* **Exercise prompt**: Reproduce exactly, with no pictures, each line from the opening of the material down through the line containing "Chart.register(...registerables);".

* START Collected material *

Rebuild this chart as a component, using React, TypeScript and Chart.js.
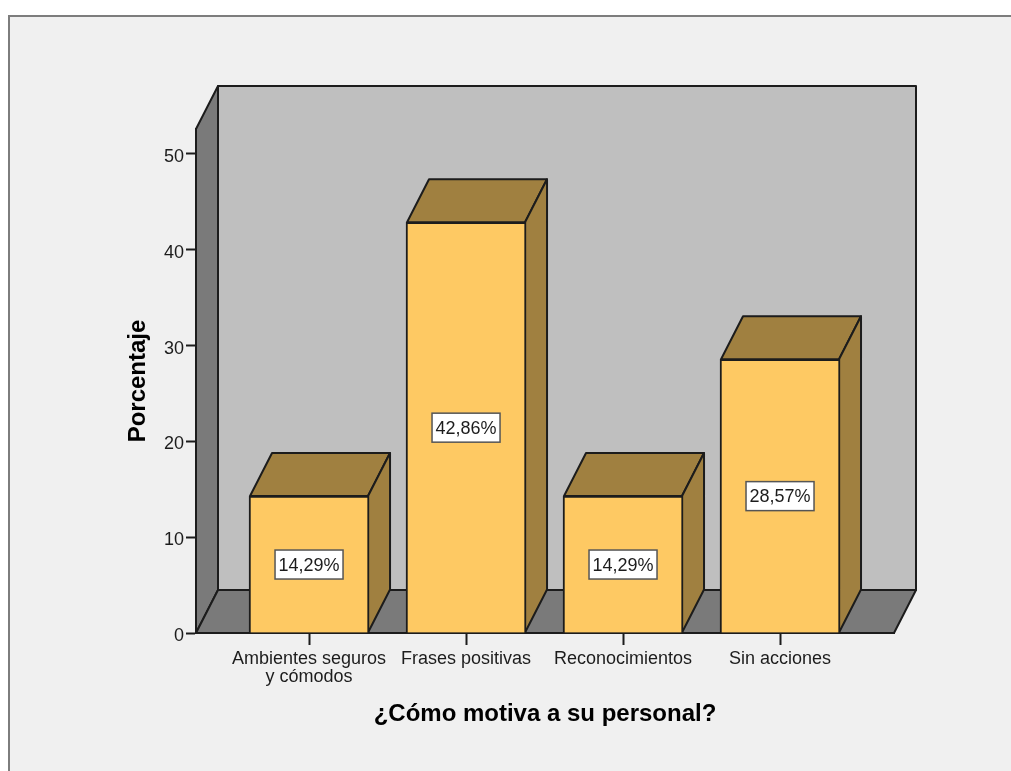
import React, { useEffect, useRef } from "react";
import { Chart, registerables } from "chart.js";

Chart.register(...registerables);

const categories: string[][] = [
  ["Ambientes seguros", "y cómodos"],
  ["Frases positivas"],
  ["Reconocimientos"],
  ["Sin acciones"],
];
const percentages: number[] = [14.29, 42.86, 14.29, 28.57];
const yTicks: number[] = [0, 10, 20, 30, 40, 50];

const FONT = "'Liberation Sans', Arial, sans-serif";
const INK = "#1c1c1c";
const DEPTH_X = 22;
const DEPTH_Y = 43;

function poly(ctx: CanvasRenderingContext2D, pts: number[][], fill: string) {
  ctx.beginPath();
  pts.forEach(([x, y], i) => (i ? ctx.lineTo(x, y) : ctx.moveTo(x, y)));
  ctx.closePath();
  ctx.fillStyle = fill;
  ctx.fill();
  ctx.lineWidth = 2;
  ctx.lineJoin = "round";
  ctx.strokeStyle = INK;
  ctx.stroke();
}

// Panel, back wall, side wall and floor of the 3D box
const boxPlugin = {
  id: "box",
  beforeDraw(chart: any) {
    const { ctx, width, height, chartArea: a } = chart;
    ctx.save();
    ctx.fillStyle = "#ffffff";
    ctx.fillRect(0, 0, width, height);
    ctx.fillStyle = "#f0f0f0";
    ctx.strokeStyle = "#7d7d7d";
    ctx.lineWidth = 2;
    ctx.fillRect(9, 16, width, height);
    ctx.strokeRect(9, 16, width + 20, height + 20);
    const l = a.left, r = a.right, t = a.top, b = a.bottom;
    poly(ctx, [[l + DEPTH_X, t - DEPTH_Y], [r + DEPTH_X, t - DEPTH_Y], [r + DEPTH_X, b - DEPTH_Y], [l + DEPTH_X, b - DEPTH_Y]], "#bfbfbf");
    poly(ctx, [[l, t], [l + DEPTH_X, t - DEPTH_Y], [l + DEPTH_X, b - DEPTH_Y], [l, b]], "#7a7a7a");
    poly(ctx, [[l, b], [l + DEPTH_X, b - DEPTH_Y], [r + DEPTH_X, b - DEPTH_Y], [r, b]], "#7a7a7a");
    ctx.restore();
  },
  // Top and side faces of each bar, extruded from the bar element
  beforeDatasetsDraw(chart: any) {
    const { ctx } = chart;
    ctx.save();
    chart.getDatasetMeta(0).data.forEach((bar: any) => {
      const half = bar.width / 2 - 1;
      const xl = bar.x - half, xr = bar.x + half, yt = bar.y, yb = bar.base;
      poly(ctx, [[xl, yt], [xl + DEPTH_X, yt - DEPTH_Y], [xr + DEPTH_X, yt - DEPTH_Y], [xr, yt]], "#a08040");
      poly(ctx, [[xr, yt], [xr + DEPTH_X, yt - DEPTH_Y], [xr + DEPTH_X, yb - DEPTH_Y], [xr, yb]], "#a08040");
    });
    ctx.restore();
  },
  // Boxed percentage at the middle of each bar
  afterDatasetsDraw(chart: any) {
    const { ctx } = chart;
    const y = chart.scales.y;
    ctx.save();
    ctx.font = `18px ${FONT}`;
    ctx.textAlign = "center";
    ctx.textBaseline = "middle";
    chart.getDatasetMeta(0).data.forEach((bar: any, i: number) => {
      const v = percentages[i];
      const cy = y.getPixelForValue(v / 2);
      const w = 68, h = 29;
      ctx.fillStyle = "#ffffff";
      ctx.fillRect(bar.x - w / 2, cy - h / 2, w, h);
      ctx.strokeStyle = "#555555";
      ctx.lineWidth = 1.5;
      ctx.strokeRect(bar.x - w / 2, cy - h / 2, w, h);
      ctx.fillStyle = INK;
      ctx.fillText(v.toFixed(2).replace(".", ",") + "%", bar.x, cy + 1);
    });
    ctx.restore();
  },
};

export default function App() {
  const ref = useRef<HTMLCanvasElement>(null);
  useEffect(() => {
    const chart = new Chart(ref.current as HTMLCanvasElement, {
      type: "bar",
      data: {
        datasets: [
          {
            data: percentages.map((v, i) => ({ x: i, y: v })),
            backgroundColor: "#fec963",
            borderColor: INK,
            borderWidth: 2,
            barThickness: 120,
          },
        ],
      },
      options: {
        responsive: false,
        animation: false,
        devicePixelRatio: 1,
        layout: { padding: { left: 124, top: 129, right: 117, bottom: 42 } },
        plugins: { legend: { display: false }, tooltip: { enabled: false } },
        scales: {
          x: {
            type: "linear",
            offset: false,
            min: -0.72,
            max: 3.726,
            afterBuildTicks: (s: any) => {
              s.ticks = categories.map((_, i) => ({ value: i }));
            },
            afterFit: (s: any) => {
              s.height = 96;
            },
            ticks: {
              autoSkip: false,
              maxRotation: 0,
              padding: 5,
              color: INK,
              font: { family: FONT, size: 18, lineHeight: 1 },
              callback: (v: any) => categories[v],
            },
            grid: { offset: false, drawOnChartArea: false, drawTicks: true, tickLength: 12, tickColor: INK, tickWidth: 2 },
            border: { color: INK, width: 2 },
            title: {
              display: true,
              text: "¿Cómo motiva a su personal?",
              color: "#000000",
              font: { family: FONT, size: 24, weight: "bold" },
              padding: 0,
            },
          },
          y: {
            min: 0,
            max: 52.6,
            afterBuildTicks: (s: any) => {
              s.ticks = yTicks.map((value) => ({ value }));
            },
            afterFit: (s: any) => {
              s.width = 72;
            },
            ticks: {
              padding: 2,
              labelOffset: 3,
              color: INK,
              font: { family: FONT, size: 18 },
            },
            grid: { drawOnChartArea: false, drawTicks: true, tickLength: 10, tickColor: INK, tickWidth: 2 },
            border: { color: INK, width: 2 },
            title: {
              display: true,
              text: "Porcentaje",
              color: "#000000",
              font: { family: FONT, size: 24, weight: "bold" },
              padding: 0,
            },
          },
        },
      },
      plugins: [boxPlugin],
    } as any);
    return () => chart.destroy();
  }, []);
  return (
    <div style={{ position: "absolute", left: 0, top: 0, width: 1011, height: 771, overflow: "hidden" }}>
      <canvas ref={ref} width={1011} height={771} style={{ display: "block" }} />
    </div>
  );
}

* END Collected material *

* **Result**:
Rebuild this chart as a component, using React, TypeScript and Chart.js.
import React, { useEffect, useRef } from "react";
import { Chart, registerables } from "chart.js";

Chart.register(...registerables);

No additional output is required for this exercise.